**The exercise**
Below is a listing to transcribe in full and exactly; keep the pictures out.
---------- Available data ----------
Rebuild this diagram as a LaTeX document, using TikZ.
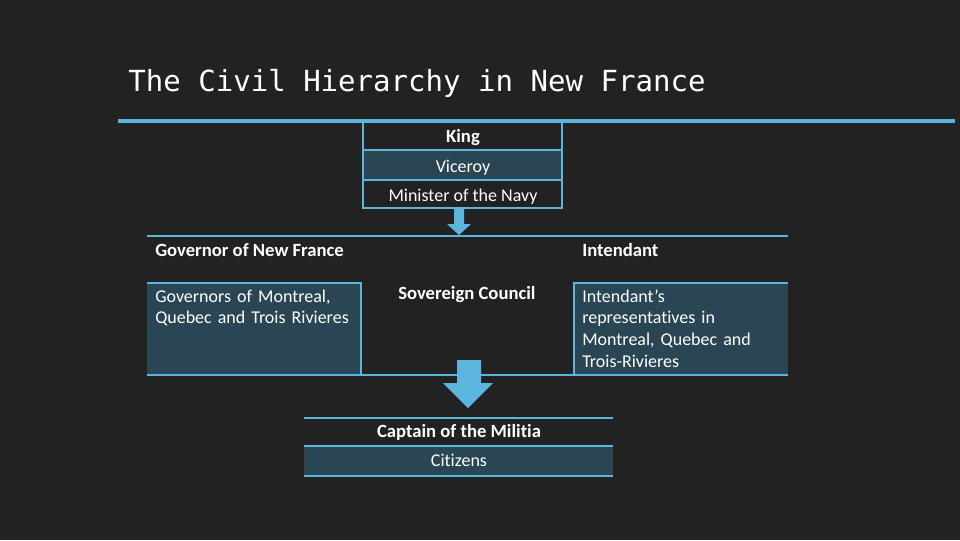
\documentclass[tikz,border=0pt]{standalone}
\usepackage{fontspec}
\setmainfont{Carlito}[Ligatures=NoCommon]
\newfontfamily\titlefont{DejaVu Sans Mono}
\usetikzlibrary{positioning}
\definecolor{board}{HTML}{222222}
\definecolor{lineblue}{HTML}{5BB5DD}
\definecolor{bandfill}{HTML}{2A4654}

\begin{document}
\begin{tikzpicture}[x=0.75pt,y=-0.75pt,
  rule/.style={draw=lineblue, line width=1.6pt},
  band/.style={fill=bandfill},
  lbl/.style={text=white, inner sep=0pt, font=\fontsize{13.5}{16.3}\selectfont},
  hdr/.style={lbl, font=\fontsize{14}{16.3}\selectfont\bfseries}]
\useasboundingbox (0,0) rectangle (960,540);
\fill[board] (0,0) rectangle (960,540);

% title
\node[lbl, anchor=base west, font=\titlefont\fontsize{21.8}{24}\selectfont] (title) at (128,91) {The Civil Hierarchy in New France};
\draw[lineblue, line width=2.4pt] (118,121) -- (955,121);

% top of the chain
\fill[band] (363,150) rectangle (562,180);
\draw[rule] (363,121) rectangle (562,208);
\foreach \y in {150,180} \draw[rule] (363,\y) -- (562,\y);
\node[hdr, anchor=base] (king) at (463,142) {King};
\node[lbl, anchor=base] (viceroy) at (463,172) {Viceroy};
\node[lbl, anchor=base] (minister) at (463,201) {Minister of the Navy};
\fill[lineblue] (454,208) -- (464,208) -- (464,224) -- (471,224) -- (459,235) -- (447,224) -- (454,224) -- cycle;

% colony level
\draw[rule] (147,236) -- (788,236);
\node[hdr, anchor=base west] (governor) at (155,256) {Governor of New France};
\node[hdr, anchor=base west] (intendant) at (582,256) {Intendant};
\fill[band] (147,283) rectangle (361,375);
\fill[band] (574,283) rectangle (788,375);
\draw[rule] (147,283) -- (361,283) -- (361,375);
\draw[rule] (788,283) -- (574,283) -- (574,375);
\draw[rule] (147,375) -- (788,375);
\node[lbl, anchor=base west, text width=200pt, align=left] (governors) at (155,302) {Governors of Montreal,\\Quebec and Trois Rivieres};
\node[hdr, anchor=base west] (council) at (398,299) {Sovereign Council};
\node[lbl, anchor=base west, text width=200pt, align=left] (reps) at (582,302) {Intendant’s\\representatives in\\Montreal, Quebec and\\Trois-Rivieres};
\fill[lineblue] (457,360) -- (481,360) -- (481,383) -- (493,383) -- (468,408) -- (443,383) -- (457,383) -- cycle;

% local level
\fill[band] (304,446) rectangle (613,476);
\foreach \y in {418,446,476} \draw[rule] (304,\y) -- (613,\y);
\node[hdr, anchor=base] (captain) at (459,437) {Captain of the Militia};
\node[lbl, anchor=base] (citizens) at (459,466) {Citizens};
\end{tikzpicture}
\end{document}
----------
**Solution for this task**
Rebuild this diagram as a LaTeX document, using TikZ.
\documentclass[tikz,border=0pt]{standalone}
\usepackage{fontspec}
\setmainfont{Carlito}[Ligatures=NoCommon]
\newfontfamily\titlefont{DejaVu Sans Mono}
\usetikzlibrary{positioning}
\definecolor{board}{HTML}{222222}
\definecolor{lineblue}{HTML}{5BB5DD}
\definecolor{bandfill}{HTML}{2A4654}

\begin{document}
\begin{tikzpicture}[x=0.75pt,y=-0.75pt,
  rule/.style={draw=lineblue, line width=1.6pt},
  band/.style={fill=bandfill},
  lbl/.style={text=white, inner sep=0pt, font=\fontsize{13.5}{16.3}\selectfont},
  hdr/.style={lbl, font=\fontsize{14}{16.3}\selectfont\bfseries}]
\useasboundingbox (0,0) rectangle (960,540);
\fill[board] (0,0) rectangle (960,540);

% title
\node[lbl, anchor=base west, font=\titlefont\fontsize{21.8}{24}\selectfont] (title) at (128,91) {The Civil Hierarchy in New France};
\draw[lineblue, line width=2.4pt] (118,121) -- (955,121);

% top of the chain
\fill[band] (363,150) rectangle (562,180);
\draw[rule] (363,121) rectangle (562,208);
\foreach \y in {150,180} \draw[rule] (363,\y) -- (562,\y);
\node[hdr, anchor=base] (king) at (463,142) {King};
\node[lbl, anchor=base] (viceroy) at (463,172) {Viceroy};
\node[lbl, anchor=base] (minister) at (463,201) {Minister of the Navy};
\fill[lineblue] (454,208) -- (464,208) -- (464,224) -- (471,224) -- (459,235) -- (447,224) -- (454,224) -- cycle;

% colony level
\draw[rule] (147,236) -- (788,236);
\node[hdr, anchor=base west] (governor) at (155,256) {Governor of New France};
\node[hdr, anchor=base west] (intendant) at (582,256) {Intendant};
\fill[band] (147,283) rectangle (361,375);
\fill[band] (574,283) rectangle (788,375);
\draw[rule] (147,283) -- (361,283) -- (361,375);
\draw[rule] (788,283) -- (574,283) -- (574,375);
\draw[rule] (147,375) -- (788,375);
\node[lbl, anchor=base west, text width=200pt, align=left] (governors) at (155,302) {Governors of Montreal,\\Quebec and Trois Rivieres};
\node[hdr, anchor=base west] (council) at (398,299) {Sovereign Council};
\node[lbl, anchor=base west, text width=200pt, align=left] (reps) at (582,302) {Intendant’s\\representatives in\\Montreal, Quebec and\\Trois-Rivieres};
\fill[lineblue] (457,360) -- (481,360) -- (481,383) -- (493,383) -- (468,408) -- (443,383) -- (457,383) -- cycle;

% local level
\fill[band] (304,446) rectangle (613,476);
\foreach \y in {418,446,476} \draw[rule] (304,\y) -- (613,\y);
\node[hdr, anchor=base] (captain) at (459,437) {Captain of the Militia};
\node[lbl, anchor=base] (citizens) at (459,466) {Citizens};
\end{tikzpicture}
\end{document}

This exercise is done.